* **Directions**: Find and copy lines holding "with".

* **Records for this exercise**:
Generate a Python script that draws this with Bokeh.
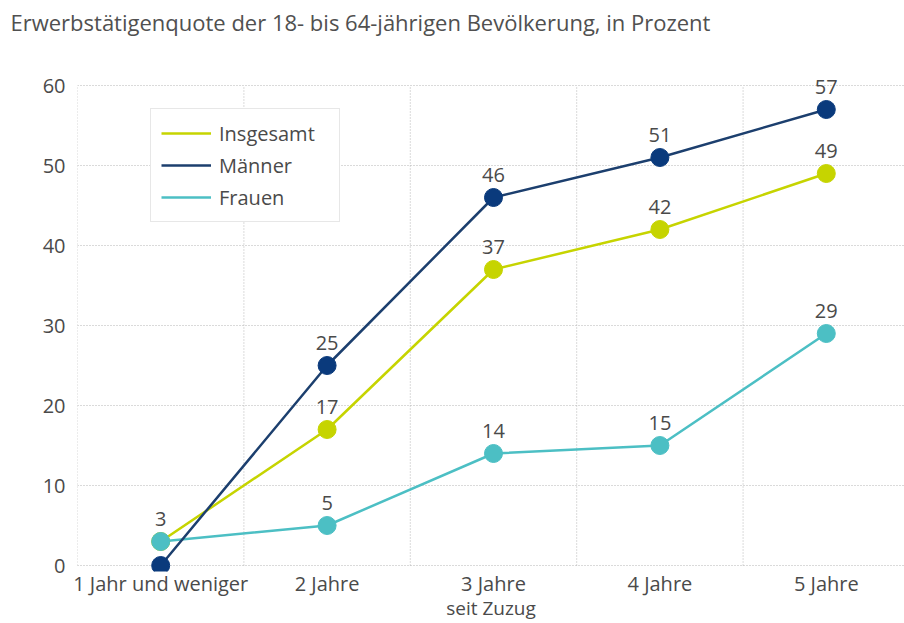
from bokeh.plotting import figure
from bokeh.models import (FixedTicker, Legend, LegendItem, ColumnDataSource, Title)
from bokeh.embed import file_html
from bokeh.resources import INLINE
from bokeh.core.properties import value

categories = ["1 Jahr und weniger", "2 Jahre", "3 Jahre", "4 Jahre", "5 Jahre"]
insgesamt = [3, 17, 37, 42, 49]
maenner = [0, 25, 46, 51, 57]
frauen = [3, 5, 14, 15, 29]
insgesamt_labels = ["3", "17", "37", "42", "49"]
maenner_labels = ["", "25", "46", "51", "57"]
frauen_labels = ["", "5", "14", "15", "29"]
y_ticks = [0, 10, 20, 30, 40, 50, 60]

FONT = "Open Sans"
TEXT = "#4a4a4a"
C_INS = "#c6d400"
C_MAE = "#0a3a7c"
C_MAE_LINE = "#1c3f6e"
C_FRA = "#4cbfc4"

xs = list(range(1, len(categories) + 1))
bounds = [i + 0.5 for i in range(len(categories) + 1)]

p = figure(width=904, height=623, output_backend="svg", toolbar_location=None,
           x_range=(0.5, 5.47), y_range=(-0.75, 63.0),
           min_border_left=77, min_border_right=0, min_border_top=61, min_border_bottom=52)
p.outline_line_color = None
p.background_fill_color = "white"
p.border_fill_color = "white"

# real title (outer), spacer title between it and the frame
p.title.text = "Erwerbstätigenquote der 18- bis 64-jährigen Bevölkerung, in Prozent"
p.title.text_font = FONT
p.title.text_font_size = "22px"
p.title.text_font_style = "normal"
p.title.text_color = "#505050"
p.title.offset = -67
p.title.standoff = 0
p.add_layout(Title(text=" ", text_font_size="10px", standoff=12), "above")

# axes
p.xaxis.ticker = FixedTicker(ticks=xs)
p.xaxis.major_label_overrides = {i: c for i, c in zip(xs, categories)}
p.yaxis.ticker = FixedTicker(ticks=y_ticks)
for ax in (p.xaxis[0], p.yaxis[0]):
    ax.axis_line_color = None
    ax.major_tick_line_color = None
    ax.minor_tick_line_color = None
    ax.major_tick_out = 0
    ax.major_tick_in = 0
    ax.minor_tick_out = 0
    ax.major_label_text_font = FONT
    ax.major_label_text_font_size = "20px"
    ax.major_label_text_color = TEXT
p.xaxis.major_label_standoff = -2
p.yaxis.major_label_standoff = 12
p.xaxis.axis_label = "seit Zuzug"
p.xaxis.axis_label_text_font = FONT
p.xaxis.axis_label_text_font_size = "19px"
p.xaxis.axis_label_text_font_style = "normal"
p.xaxis.axis_label_text_color = TEXT
p.xaxis.axis_label_standoff = -5

p.xgrid.grid_line_color = None
p.ygrid.grid_line_color = "#b5b5b5"
p.ygrid.grid_line_dash = "1 2"
p.ygrid.grid_line_width = 1

# vertical dotted grid between categories, spanning the tick range
p.segment(x0=bounds, x1=bounds, y0=[y_ticks[0]] * len(bounds), y1=[y_ticks[-1]] * len(bounds),
          line_color="#b5b5b5", line_dash="1 2", line_width=1)

# series
r_ins_l = p.line(xs, insgesamt, line_color=C_INS, line_width=2.5)
r_fra_l = p.line(xs, frauen, line_color=C_FRA, line_width=2.5)
r_mae_l = p.line(xs, maenner, line_color=C_MAE_LINE, line_width=2.5)
p.scatter(xs, insgesamt, size=18, fill_color=C_INS, line_color=C_INS)
p.scatter(xs, frauen, size=18, fill_color=C_FRA, line_color=C_FRA)
p.scatter(xs, maenner, size=18, fill_color=C_MAE, line_color=C_MAE)

for vals, labs in ((insgesamt, insgesamt_labels), (maenner, maenner_labels), (frauen, frauen_labels)):
    src = ColumnDataSource(dict(x=xs, y=vals, t=labs))
    p.text(x="x", y="y", text="t", source=src, text_font=value(FONT), text_font_size="20px",
           text_color=TEXT, text_align="center", text_baseline="bottom", y_offset=-16)

legend = Legend(items=[LegendItem(label="Insgesamt", renderers=[r_ins_l]),
                       LegendItem(label="Männer", renderers=[r_mae_l]),
                       LegendItem(label="Frauen", renderers=[r_fra_l])],
                location=(73, 349), orientation="vertical",
                label_text_font=FONT, label_text_font_size="20px", label_text_color=TEXT,
                glyph_width=50, glyph_height=28, label_height=28, label_width=110,
                label_standoff=8, spacing=4, padding=10, margin=0,
                border_line_color="#cfcfcf", border_line_width=1,
                background_fill_color="white", background_fill_alpha=1.0)
p.add_layout(legend, "center")

open("out.html", "w").write(file_html(p, INLINE))
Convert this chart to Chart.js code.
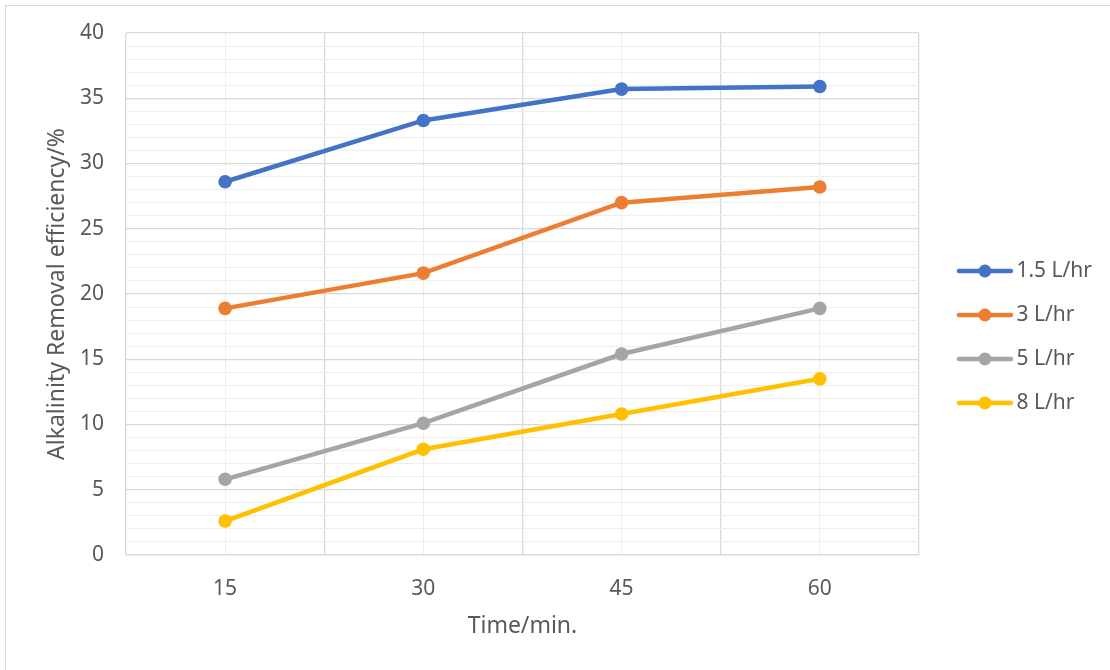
<!DOCTYPE html>
<html>
<head>
<meta charset="utf-8">
<script src="https://cdn.jsdelivr.net/npm/chart.js@4.4.1/dist/chart.umd.min.js"></script>
<style>
  html, body { margin: 0; padding: 0; background: #fff; }
  #wrap {
    position: absolute; left: 5px; top: 5px;
    width: 1105px; height: 665px;
    border-top: 1px solid #d9d9d9; border-left: 1px solid #d9d9d9;
  }
  #chart { display: block; }
</style>
</head>
<body>
<div id="wrap"><canvas id="chart" width="1104" height="664"></canvas></div>
<script>
// --- Data ---
const times = ["15", "30", "45", "60"];
const flow15 = [28.6, 33.3, 35.7, 35.9];
const flow3 = [18.9, 21.6, 27.0, 28.2];
const flow5 = [5.8, 10.1, 15.4, 18.9];
const flow8 = [2.6, 8.1, 10.8, 13.5];
const seriesNames = ["1.5 L/hr", "3 L/hr", "5 L/hr", "8 L/hr"];
const seriesColors = ["#4472c4", "#ed7d31", "#a5a5a5", "#ffc000"];

const FONT = "'Noto Sans', 'DejaVu Sans', sans-serif";
const TEXT = "#595959";
const FS = 21;
const TITLE_FS = 23;

// --- Legend marker: line with a dot ---
function legendMarker(color) {
  const c = document.createElement("canvas");
  c.width = 86; c.height = 16;
  const g = c.getContext("2d");
  g.strokeStyle = color;
  g.lineWidth = 4.5;
  g.lineCap = "round";
  g.beginPath();
  g.moveTo(28, 8); g.lineTo(80, 8);
  g.stroke();
  g.fillStyle = color;
  g.beginPath();
  g.arc(54, 8, 6.5, 0, Math.PI * 2);
  g.fill();
  return c;
}
const markers = seriesColors.map(legendMarker);

const allData = [flow15, flow3, flow5, flow8];
const datasets = allData.map((d, i) => ({
  label: seriesNames[i],
  data: d,
  borderColor: seriesColors[i],
  backgroundColor: seriesColors[i],
  borderWidth: 4.5,
  pointRadius: 6.8,
  pointHoverRadius: 6.8,
  pointBorderWidth: 0,
  tension: 0
}));

new Chart(document.getElementById("chart"), {
  type: "line",
  data: { labels: times, datasets },
  options: {
    responsive: false,
    animation: false,
    layout: { padding: { left: 38, top: 0, right: 8, bottom: 2 } },
    plugins: {
      tooltip: { enabled: false },
      legend: {
        position: "right",
        labels: {
          color: TEXT,
          font: { family: FONT, size: FS },
          usePointStyle: true,
          pointStyleWidth: 64,
          padding: 23,
          generateLabels(chart) {
            return chart.data.datasets.map((ds, i) => ({
              text: ds.label,
              pointStyle: markers[i],
              fillStyle: ds.borderColor,
              strokeStyle: ds.borderColor,
              lineWidth: 0,
              fontColor: TEXT,
              hidden: false,
              datasetIndex: i
            }));
          }
        }
      }
    },
    scales: {
      x: {
        offset: true,
        grid: { offset: true, color: "#d9d9d9", lineWidth: 1.3, drawTicks: false },
        border: { color: "#d9d9d9", width: 1.3 },
        ticks: { color: TEXT, font: { family: FONT, size: FS }, padding: 21 },
        title: {
          display: true, text: "Time/min.", color: TEXT,
          font: { family: FONT, size: TITLE_FS }, padding: { top: 0, bottom: 28 }
        },
        afterFit: s => { s.height = 113; }
      },
      x2: {
        type: "category",
        position: "top",
        offset: true,
        grid: { offset: false, color: "#eeeeee", lineWidth: 1, drawTicks: false },
        border: { display: false },
        ticks: { display: false },
        afterFit: s => { s.height = 27; }
      },
      y: {
        min: 0,
        max: 40,
        grid: {
          drawTicks: false,
          color: c => (c.tick && c.tick.value % 5 === 0) ? "#d9d9d9" : "#eeeeee",
          lineWidth: c => (c.tick && c.tick.value % 5 === 0) ? 1.3 : 1
        },
        border: { display: false },
        ticks: {
          stepSize: 1,
          autoSkip: false,
          padding: 22,
          color: TEXT,
          font: { family: FONT, size: FS },
          callback: v => (v % 5 === 0 ? v : "")
        },
        title: {
          display: true, text: "Alkalinity Removal efficiency/%", color: TEXT,
          font: { family: FONT, size: TITLE_FS }, padding: { top: 0, bottom: 0 }
        },
        afterFit: s => { s.width = 82; s.paddingTop = 13; s.paddingBottom = 13; }
      }
    }
  }
});
</script>
</body>
</html>
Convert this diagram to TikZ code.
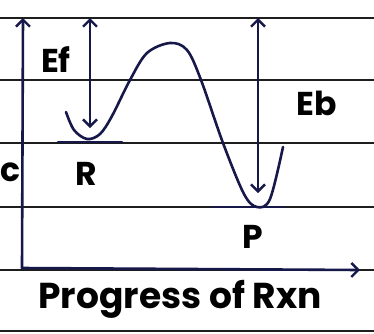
\documentclass[tikz,border=0pt]{standalone}
\usepackage{fontspec}
\setmainfont{Poppins}
\usetikzlibrary{arrows.meta}
\definecolor{ink}{HTML}{16184A}
\definecolor{rule}{HTML}{1E1E1E}
\tikzset{
  ruled/.style={draw=rule, line width=1.6pt},
  inkline/.style={draw=ink, line width=2.6pt, line cap=round, line join=round},
  barb/.style={inkline, arrows={-Straight Barb[length=7pt,width=14pt,line width=2.4pt]}},
  dbarb/.style={inkline, arrows={Straight Barb[length=7pt,width=14pt,line width=2.4pt]-Straight Barb[length=7pt,width=14pt,line width=2.4pt]}},
  lbl/.style={text=black, inner sep=0pt, font=\fontsize{33}{33}\selectfont\bfseries},
}
\begin{document}
\begin{tikzpicture}[x=1pt,y=-1pt]
\useasboundingbox[fill=white] (0,0) rectangle (374,333);
% ruled paper lines
\foreach \yy in {18,80,143,207,270,331}
  \draw[ruled] (0,\yy) -- (374,\yy);
% axes
\coordinate (origin) at (22,268);
\coordinate (ytop) at (23,18);
\coordinate (xend) at (360,270);
\draw[barb] (origin) -- (ytop);
\draw[barb] (origin) -- (xend);
% level lines
\coordinate (rl) at (58,142);
\coordinate (rr) at (122,142);
\coordinate (pl) at (212,207);
\coordinate (pr) at (284,207);
\draw[inkline, line width=2.2pt] (rl) -- (rr);
\draw[inkline, line width=2.2pt] (pl) -- (pr);
% energy curve
\draw[inkline] plot[smooth, tension=0.55] coordinates {
 (66,112) (74,130) (87,139) (100,134) (112,116) (130,80) (147,53) (170,43)
 (187,50) (201,80) (223,143) (244,194) (257,207) (270,199) (283,147)};
% Ef and Eb arrows
\coordinate (eft) at (90,18);
\coordinate (efb) at (90,128);
\coordinate (ebt) at (258,18);
\coordinate (ebb) at (258,193);
\draw[dbarb] (eft) -- (efb);
\draw[dbarb] (ebt) -- (ebb);
% labels
\node[lbl] (ef) at (56,60) {Ef};
\node[lbl] (eb) at (317,103) {Eb};
\node[lbl] (r) at (86,174) {R};
\node[lbl] (p) at (253,237) {P};
\node[lbl, anchor=west] (c) at (0,172) {c};
\node[lbl, font=\fontsize{36}{36}\selectfont\bfseries] (prog) at (180,299) {Progress of Rxn};
\end{tikzpicture}
\end{document}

* **Task output**:
Generate a Python script that draws this with Bokeh.
// --- Legend marker: line with a dot ---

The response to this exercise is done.